Beth has the most intriguing emotional development as a character in the first two episodes of the season. While visiting Dutton at the hospital, she happens to meet a 14-year-old boy named Carter (Finn Little), whose father is dying inside from drug use. An ensuing scene proves this series is capable of real, raw drama when Beth tells Carter to express what he truly feels to his dying father and the boy lets out an angry, honest torrent, sending him to hell. Carter also signals a new chapter for Rip when Carter gets arrested for shoplifting and claims Beth is his guardian. When cops drop him off at the Dutton ranch, Beth instantly wants to take the boy in while Rip throws a temper tantrum. Yet beneath the rough exterior is a boy who was taken in by John Dutton years ago, so Rip gives Carter a chance with a job offer to clean the stables. This is all recognizable TV cheese, but a welcome departure for a few minutes from all the blood and vendettas. We are used to seeing Beth as the ruthless operator who is proud of her femininity and is as tough as any man. But taking in Carter also reveals a tender side Kelly Reilly doesn’t overplay. She does have some required Beth moments, like telling her former corporate partners she will destroy them and warning Jamie she will kill him. There are plenty of Rip moments as well, including killing an interloper with a rattlesnake attack. You also can’t have a “Yellowstone” season without a scene of Rip and Beth exchanging dramatic lines in bed, before making love in a scene Louis L’Amour could have written. John Dutton also provides a meditative subplot by refusing to be confined to bed, insisting he can heal best by riding, dipping into a hot spring and staying mobile. “When you stop moving, it’s over,” is what he warns Kayce.

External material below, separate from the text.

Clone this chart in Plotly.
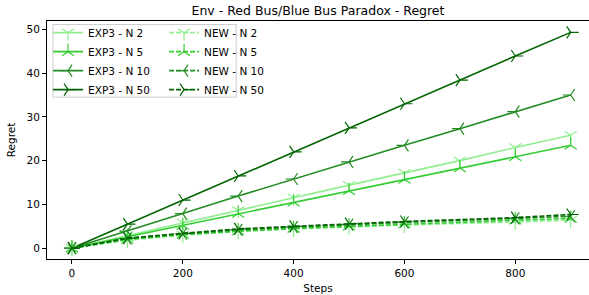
import plotly.graph_objects as go

steps = [0, 100, 200, 300, 400, 500, 600, 700, 800, 900]
exp3_n2 = [0, 2.9, 5.8, 8.6, 11.5, 14.4, 17.2, 20.0, 23.0, 25.8]
exp3_n5 = [0, 2.6, 5.2, 7.9, 10.5, 13.1, 15.7, 18.3, 20.9, 23.5]
exp3_n10 = [0, 3.9, 7.9, 11.9, 15.8, 19.7, 23.5, 27.3, 31.2, 35.0]
exp3_n50 = [0, 5.5, 11.0, 16.5, 22.0, 27.5, 33.0, 38.4, 43.9, 49.3]

new_steps = [0, 100, 200, 300, 400, 500, 600, 800, 900]
new_n2 = [0, 1.8, 3.0, 3.8, 4.4, 4.9, 5.3, 6.0, 6.4]
new_n5 = [0, 2.0, 3.1, 3.9, 4.5, 5.0, 5.5, 6.4, 6.8]
new_n10 = [0, 2.2, 3.3, 4.2, 4.8, 5.4, 5.9, 6.8, 7.3]
new_n50 = [0, 2.3, 3.4, 4.4, 5.0, 5.6, 6.1, 7.0, 7.7]

labels_n = ["N 2", "N 5", "N 10", "N 50"]
colors = ["#90EE90", "#32CD32", "#228B22", "#006400"]
symbols = ["y-down", "y-up", "y-left", "y-right"]

FONT = "DejaVu Sans"
fig = go.Figure()

for vals, lab, col, sym in zip([exp3_n2, exp3_n5, exp3_n10, exp3_n50], labels_n, colors, symbols):
    fig.add_trace(go.Scatter(
        x=steps, y=vals, mode="lines+markers", name=f"EXP3 - {lab}",
        line=dict(color=col, width=1.6),
        marker=dict(symbol=sym, size=10, color=col, line=dict(color=col, width=1.2)),
        legend="legend",
    ))

for vals, lab, col, sym in zip([new_n2, new_n5, new_n10, new_n50], labels_n, colors, symbols):
    fig.add_trace(go.Scatter(
        x=new_steps, y=vals, mode="lines+markers", name=f"NEW - {lab}",
        line=dict(color=col, width=1.6, dash="5px,2px"),
        marker=dict(symbol=sym, size=10, color=col, line=dict(color=col, width=1.2)),
        legend="legend2",
    ))

fig.add_shape(type="rect", xref="paper", yref="paper",
              x0=0.011, x1=0.349, y0=0.68, y1=0.985,
              line=dict(color="#cccccc", width=1), fillcolor="rgba(255,255,255,0.8)",
              layer="above")

legend_common = dict(bgcolor="rgba(0,0,0,0)", borderwidth=0,
                     font=dict(family=FONT, size=10.5, color="#000000"),
                     xanchor="left", yanchor="top", tracegroupgap=0)

fig.update_layout(
    width=589, height=295,
    margin=dict(l=47, r=0, t=21, b=36),
    paper_bgcolor="white", plot_bgcolor="white",
    font=dict(family=FONT, size=10.5, color="#000000"),
    title=dict(text="Env - Red Bus/Blue Bus Paradox - Regret", x=0.5, xref="paper",
               y=1 - 11 / 295, yanchor="middle", xanchor="center",
               font=dict(family=FONT, size=12.5, color="#000000")),
    legend=dict(x=0.002, y=1.012, **legend_common),
    legend2=dict(x=0.216, y=1.012, **legend_common),
    xaxis=dict(range=[-45, 933], tickvals=[0, 200, 400, 600, 800], automargin=False,
               showgrid=False, zeroline=False, showline=True, linecolor="black",
               linewidth=1, mirror=True, ticks="outside", ticklen=4, tickcolor="black",
               tickfont=dict(family=FONT, size=10.5, color="#000000"),
               title=dict(text="Steps", font=dict(family=FONT, size=10.5), standoff=7)),
    yaxis=dict(range=[-2.47, 51.9], tickvals=[0, 10, 20, 30, 40, 50], automargin=False,
               showgrid=False, zeroline=False, showline=True, linecolor="black",
               linewidth=1, ticks="outside", ticklen=4, tickcolor="black",
               tickfont=dict(family=FONT, size=10.5, color="#000000"),
               title=dict(text="Regret", font=dict(family=FONT, size=10.5), standoff=8)),
)

fig.write_html("out.html", config={"displayModeBar": False},
               post_script="document.body.style.margin='0';")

Coursing beneath the story are also Sheridan’s trademark references to modern America. The Duttons are an old-school landowning family suddenly thrust into a gentrifying world. Even Thomas Rainwater faces a major offer from corporate villains Market Equities, to fund the building of his new casino and resort, if he agrees they are designed to cater to specific, non-local demographics you can charge $1,000 a night for a room. It is such interests that were probably behind the big attack on the Dutton family. The patriarch decides to turn his estate into a brand as well, but in his own way, using a hot shot rodeo star to build a team so when people think of horse riding, they will think of Yellowstone. It all makes for a deliriously entertaining expansion of the show’s world. “Yellowstone” has not lost its stride going into its fourth season, still driven by the awareness that greed is as dangerous today as in the Old West.
“Yellowstone” season four premieres Nov. 7 and airs Sundays at 8 p.m. ET on Paramount.